Mais il existe aussi des inconvénients : au sein d’une coopérative, le ou la libraire ne décide pas seul. L’accord des coopérants, nécessaire pour certains choix de gestion, rend souvent la prise de décisions plus longue que dans une entreprise traditionnelle.

Autre écueil, les coopérants peuvent agir sur le choix du fonds, des titres de la librairie, de la nature des produits proposés sans forcément que les libraires approuvent ces choix, rendant parfois plus compliqué la cohérence d’un fonds ou pire, la politique d’achats.

Et si effectivement, ces statuts rendent obligatoires la répartition du bénéfice de la structure entre les salariés et l’entreprise, cela peut être à double tranchant pour l’activité économique elle-même. Car la seule manière de faire progresser les fonds propres d’une entreprise, une fois que le capital social a été versé, est le report du résultat au niveau des capitaux propres. L’amputer de moitié dans les premières années de la création (ou de la reprise) réduira d’autant la capacité de l’entreprise à financer ses investissements, honorer ses dettes, développer son fonds, consolider son économie et donc, pourrait à terme remettre en cause sa pérennité.

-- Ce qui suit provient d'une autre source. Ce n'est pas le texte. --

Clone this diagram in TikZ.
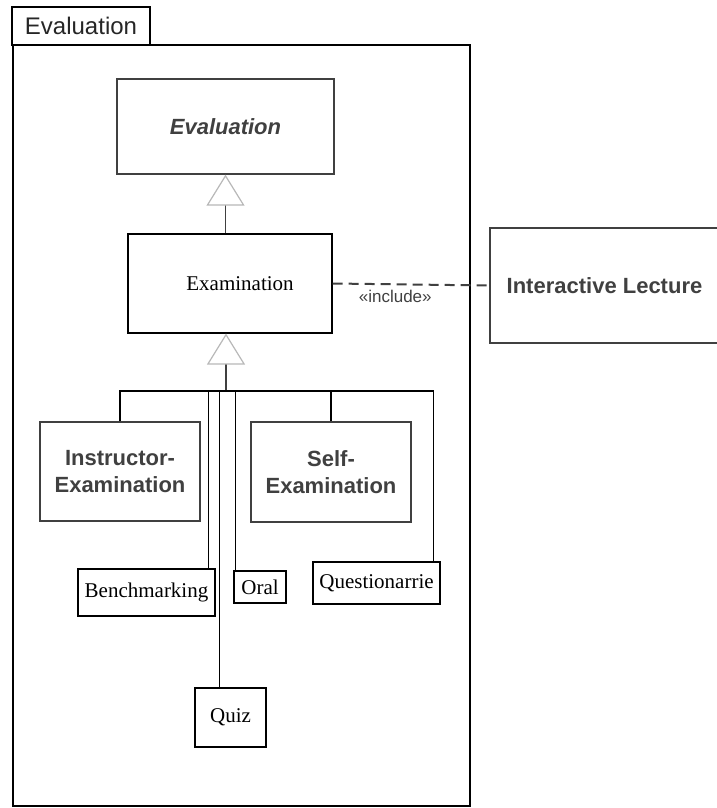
\documentclass[tikz,border=0pt]{standalone}
\usepackage{xcolor}
\usepackage{fontspec}
\setmainfont{Liberation Serif}
\setsansfont{Liberation Sans}
\usepackage{tikz}
\usetikzlibrary{arrows.meta}
\definecolor{umldark}{gray}{0.25}
\definecolor{umllight}{gray}{0.72}

\begin{document}
\begin{tikzpicture}[
        x = 1pt, y = -1pt,
        every node/.style = {rectangle, draw, inner sep=0pt},
        boldbox/.style = {draw=umldark, line width=1.3pt, text=umldark, align=center,
          font=\sffamily\bfseries\fontsize{22}{27}\selectfont},
        plainbox/.style = {draw=black, line width=1.1pt, font=\fontsize{21}{25}\selectfont},
        genline/.style = {draw=umldark, line width=1.2pt},
        gentip/.style = {-{Triangle[length=31pt, width=38pt, fill=white, color=umllight]}},
        stereo/.style = {draw=none, text=umldark, font=\sffamily\fontsize{17}{20}\selectfont},
      ]
      \useasboundingbox (0,0) rectangle (717,808);

      \node[line width=1.5pt, minimum width=138pt, minimum height=38pt, text=black!85,
        font=\sffamily\fontsize{24}{28}\selectfont] (tab) at (81,26) {Evaluation};
      \draw[line width=2.4pt] (13,45) rectangle (470,806);

      \node[boldbox, font=\sffamily\bfseries\itshape\fontsize{22}{27}\selectfont,
        minimum width=217pt, minimum height=95pt] (eval) at (225.5,126.5) {Evaluation};
      \node[plainbox, minimum width=204pt, minimum height=99pt] (exam) at (230,283.5) {\hspace*{20pt}Examination};
      \node[boldbox, minimum width=229pt, minimum height=115pt] (lecture) at (604.5,285.5) {Interactive Lecture};

      \node[boldbox, minimum width=160pt, minimum height=99pt] (instr) at (120,471.5) {Instructor-\\Examination};
      \node[boldbox, minimum width=160pt, minimum height=100pt] (self) at (331,472) {Self-\\Examination};

      \node[plainbox, minimum width=137pt, minimum height=47pt] (bench) at (146.5,592.5) {Benchmarking};
      \node[plainbox, minimum width=52pt, minimum height=32pt] (oral) at (260,587) {Oral};
      \node[plainbox, minimum width=127pt, minimum height=42pt] (quest) at (376.5,583) {Questionarrie};
      \node[plainbox, minimum width=71pt, minimum height=59pt] (quiz) at (230.5,717.5) {Quiz};

      \coordinate (join) at (226,391);

      \draw[genline, gentip] (exam.north -| eval.south) -- (eval.south);
      \draw[genline, gentip] (join) -- (join |- exam.south);

      \draw[genline, black] (instr.north) |- (join) -| ([xshift=-7pt]quest.north east);
      \draw[genline, black] (self.north) -- (self.north |- join);
      \draw[genline, black] ([xshift=-7pt]bench.north east) -- ([xshift=-7pt]bench.north east |- join);
      \draw[genline, black] ([xshift=2pt]oral.north west) -- ([xshift=2pt]oral.north west |- join);
      \draw[genline, black] ([xshift=25pt]quiz.north west) -- ([xshift=25pt]quiz.north west |- join);

      \draw[genline, line width=2pt, dash pattern=on 10pt off 6pt] (exam.east) -- (lecture.west)
        node[stereo, pos=0.4, below=5pt] (incl) {«include»};

    \end{tikzpicture}
\end{document}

D’autres librairies aux statuts plus “conventionnels” (SAS, SARL par exemple) soulignent aussi une forme de distorsion de concurrence lorsque les deux natures d’entreprises coexistent dans une même ville. Quand les adhérents d’une Scop ou d’une Scic peuvent tenir des stands sur des salons, animer des rencontres, participer à l’inventaire, tenir les comptes, livrer des collectivités ou bien encore être en caisse, cela est juridiquement impossible dans le cadre d’une structure traditionnelle.

Tous ces points devront donc faire l’objet d’une réflexion et d’un accord préalable.

Rappelons également que les statuts de Scop et Scic ont été conçus prioritairement pour permettre la pérennité d’industries bousculées par la conjoncture, faciliter les reprises par les salariés, le maintien des emplois et laisser le temps à ces établissements de se réinventer.